The Destruction of Lawrence, Kansas

          In the above Illustration, the Ruins of the once flourishing city of Lawrence, Kansas, which was destroyed a fortnight since by Quantrell and his fellow-brigands. The attack on the place and the massacre of the citizens is unparalleled in history, and even casts into the shade the famous massacre of Cawnpore. We condense from the Herald the following account of the outrage:

          The massacre took place at the noon of night, and the startled peaceful citizens were sent to their last account by the bullets of murderers in the glare of their burning houses, and the agonized embraces of their wives and children. One hundred and eighty persons are said-to have fallen victims. These comprise the principal citizens, with the Mayor and his son at the head of the list. There does not appear to have been any resistance whatever offered. It was sudden incursion of fiendish guerrillas -- a repetition of the scenes that used to be enacted on our borders by the savage Indians, when villages were given to the flames by some.

Monster Brandt

With all his howling, desolating band.

          One incident is related of twelve men having been driven into a building and there shot, and the house burned over them.

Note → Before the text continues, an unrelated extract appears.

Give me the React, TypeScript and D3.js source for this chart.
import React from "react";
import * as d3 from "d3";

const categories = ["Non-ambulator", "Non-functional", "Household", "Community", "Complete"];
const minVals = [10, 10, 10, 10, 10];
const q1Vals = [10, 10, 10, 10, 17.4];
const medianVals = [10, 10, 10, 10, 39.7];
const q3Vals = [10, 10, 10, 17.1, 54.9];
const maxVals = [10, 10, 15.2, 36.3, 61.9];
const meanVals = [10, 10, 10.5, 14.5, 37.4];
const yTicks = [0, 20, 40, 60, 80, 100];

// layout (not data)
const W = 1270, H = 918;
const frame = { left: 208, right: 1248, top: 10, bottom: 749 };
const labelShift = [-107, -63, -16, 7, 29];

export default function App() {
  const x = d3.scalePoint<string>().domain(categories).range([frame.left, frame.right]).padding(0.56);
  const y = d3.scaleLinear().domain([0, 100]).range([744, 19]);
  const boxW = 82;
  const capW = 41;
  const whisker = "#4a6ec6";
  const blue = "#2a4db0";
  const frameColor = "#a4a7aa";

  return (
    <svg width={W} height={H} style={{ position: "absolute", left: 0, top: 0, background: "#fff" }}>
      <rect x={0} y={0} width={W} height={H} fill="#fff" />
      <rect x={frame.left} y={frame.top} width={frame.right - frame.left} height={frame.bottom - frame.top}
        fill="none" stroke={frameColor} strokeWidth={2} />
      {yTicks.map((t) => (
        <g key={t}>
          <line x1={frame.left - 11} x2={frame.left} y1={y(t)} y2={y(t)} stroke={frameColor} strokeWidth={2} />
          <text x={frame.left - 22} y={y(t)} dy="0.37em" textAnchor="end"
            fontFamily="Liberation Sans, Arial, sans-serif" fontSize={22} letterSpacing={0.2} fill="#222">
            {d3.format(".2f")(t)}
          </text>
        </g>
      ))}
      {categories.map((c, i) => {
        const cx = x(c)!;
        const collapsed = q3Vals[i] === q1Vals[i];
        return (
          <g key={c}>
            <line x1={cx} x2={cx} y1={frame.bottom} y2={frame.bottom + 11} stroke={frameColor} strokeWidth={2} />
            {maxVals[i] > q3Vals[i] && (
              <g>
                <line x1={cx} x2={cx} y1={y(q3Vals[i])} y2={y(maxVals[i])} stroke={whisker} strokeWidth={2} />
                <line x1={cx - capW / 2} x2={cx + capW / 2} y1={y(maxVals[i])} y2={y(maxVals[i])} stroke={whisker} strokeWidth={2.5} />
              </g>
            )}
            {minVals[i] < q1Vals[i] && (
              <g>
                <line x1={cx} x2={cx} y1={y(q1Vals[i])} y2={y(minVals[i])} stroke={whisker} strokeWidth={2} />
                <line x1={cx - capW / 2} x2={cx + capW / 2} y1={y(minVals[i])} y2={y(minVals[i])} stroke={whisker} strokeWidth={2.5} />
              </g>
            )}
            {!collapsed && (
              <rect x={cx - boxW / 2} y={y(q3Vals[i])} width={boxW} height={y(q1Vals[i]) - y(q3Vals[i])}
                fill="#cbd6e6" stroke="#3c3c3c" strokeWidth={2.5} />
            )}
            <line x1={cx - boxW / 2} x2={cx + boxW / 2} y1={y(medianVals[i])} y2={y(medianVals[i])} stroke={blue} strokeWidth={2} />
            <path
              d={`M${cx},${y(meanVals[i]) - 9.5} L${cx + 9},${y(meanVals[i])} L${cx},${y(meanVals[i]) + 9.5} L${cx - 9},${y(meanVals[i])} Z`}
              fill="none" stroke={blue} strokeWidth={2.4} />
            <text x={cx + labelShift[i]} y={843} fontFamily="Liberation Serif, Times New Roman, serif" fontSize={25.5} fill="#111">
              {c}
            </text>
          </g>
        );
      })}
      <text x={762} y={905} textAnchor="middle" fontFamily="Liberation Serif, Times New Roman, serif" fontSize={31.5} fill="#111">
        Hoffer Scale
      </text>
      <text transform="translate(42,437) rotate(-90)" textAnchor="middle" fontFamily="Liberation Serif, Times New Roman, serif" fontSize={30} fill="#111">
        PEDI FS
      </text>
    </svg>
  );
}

          Another is reported where twenty-five negro recruits were shot dead.

          The bodies of the murdered people were thrown into wells and cisterns.

          There was but one hotel left standing, which was spared by Quantrell because he had been entertained there some years ago without expense. Its proprietor, however, was shot. The principal part of the city has been reduced to ashes, the loss liking set down roughly at two millions of dollars. Two banks were robbed, and the third only escaped because the safes could not be forced quick enough. Of course, whatever, valuables the guerrillas could lay their hands on they carried off, and it is supposed that they are now safe with their plunder in their Missouri homes, where they assume the character of Union men, and whence they will be ready to start on a new marauding and murdering expedition whenever they are called upon by their leader.

          Next to Leavenworth, Lawrence was the most thriving town between the Missouri River and the Rocky Mountains. It is situated about thirty miles west from Leavenworth, on the right or western back of the Kansas River, which is here about eighty yards wide. The ford has been known as the Delaware crossing. The river is crossed by means of a large, flat-bottomed ferry-boat, operated by ropes that are suspended between the bluffs on each side. A substantial stone bridge was being built at this point, and a railroad was also in course of construction between Leavenworth and Lawrence -- the first link of the Pacific Road.